While I understand where the authors are coming from, but when you publish a novel that is majorly unresolved, especially when you publish it as "First In The SuperSaga Trilogy", you makes something of a promise that you're going to do your best to get it out in a reasonable time, not drag it out for decade or more - Jean Auel, I'm looking at YOU.  So, yeah, there's a tension there - hopefully, a tension that drives artistic energies to flow.
 
Neil Gaiman's defence of GRR Martin:
I guess most of you probably read this a long time ago already - after all, it was published in 2009 - but I've just read it for the first time and it really resonated.

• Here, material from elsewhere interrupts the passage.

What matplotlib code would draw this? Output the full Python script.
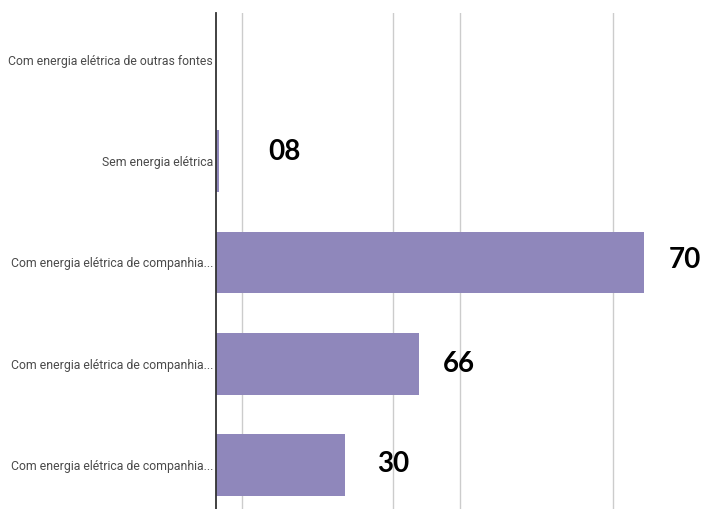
import matplotlib.pyplot as plt
import numpy as np

categories = [
    'Com energia elétrica de outras fontes',
    'Sem energia elétrica',
    'Com energia elétrica de companhia...',
    'Com energia elétrica de companhia...',
    'Com energia elétrica de companhia...',
]
values = [0, 1, 142.7, 67.7, 43]
labels = ['', '08', '70', '66', '30']
grid_x = [8.7, 59, 81.3, 132.3]

# label offsets in pixels from bar end (x) and bar centre (y)
label_dx = [0, 49, 25, 24, 32]
label_dy = [0, 9, 2, 0, 1]

fig = plt.figure(figsize=(7.02, 5.09), dpi=100)
ax = fig.add_axes([216 / 702, 0, 486 / 702, 496 / 509])

y = np.arange(len(categories))
ax.barh(y, values, height=0.61, color='#8F87BB', zorder=2)

for i, txt in enumerate(labels):
    if txt:
        ax.annotate(txt, (values[i], y[i]), xytext=(label_dx[i], label_dy[i]),
                    textcoords='offset pixels', ha='left', va='center',
                    fontsize=20, fontweight='bold', family='Lato', color='black')

ax.set_xlim(0, 162)
ax.set_ylim(4.436, -0.465)
ax.set_yticks(y)
ax.set_yticklabels(categories, family='Roboto', fontsize=8.8, color='#4a4a4a')
ax.set_xticks(grid_x)
ax.set_xticklabels([])
ax.tick_params(axis='both', length=0, pad=2)
ax.grid(axis='x', color='#cccccc', linewidth=1, zorder=0)
ax.set_axisbelow(True)

for s in ['top', 'right', 'bottom']:
    ax.spines[s].set_visible(False)
ax.spines['left'].set_color('#333333')
ax.spines['left'].set_linewidth(1.3)
ax.spines['left'].set_zorder(3)

fig.savefig('out.png', dpi=100)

I've heard this kind of thing so many times - mostly from writers, actually.  "You are a professional, a business producing a product. You must do what the customer wants."

But I agree with Neil Gaiman.  I don't think it's self indulgent, or "arty" , or unprofessional, to write according to your own schedule.  As he says:

" People are not machines. Writers and artists aren't machines. You're complaining about George doing other things than writing the books you want to read as if your buying the first book in the series was a contract with him: that you would pay over your ten dollars, and George for his part would spend every waking hour until the series was done, writing the rest of the books for you.

No such contract existed. You were paying your ten dollars for the book you were reading, and I assume that you enjoyed it because you want to know what happens next."   

Yes - being able to produce the next book asap is the best thing to do from the publishing, business point of view.  But you are not an employee.  You've not signed your life away to your audience. You're a writer, and you must do whatever you need to do to write the best book possible.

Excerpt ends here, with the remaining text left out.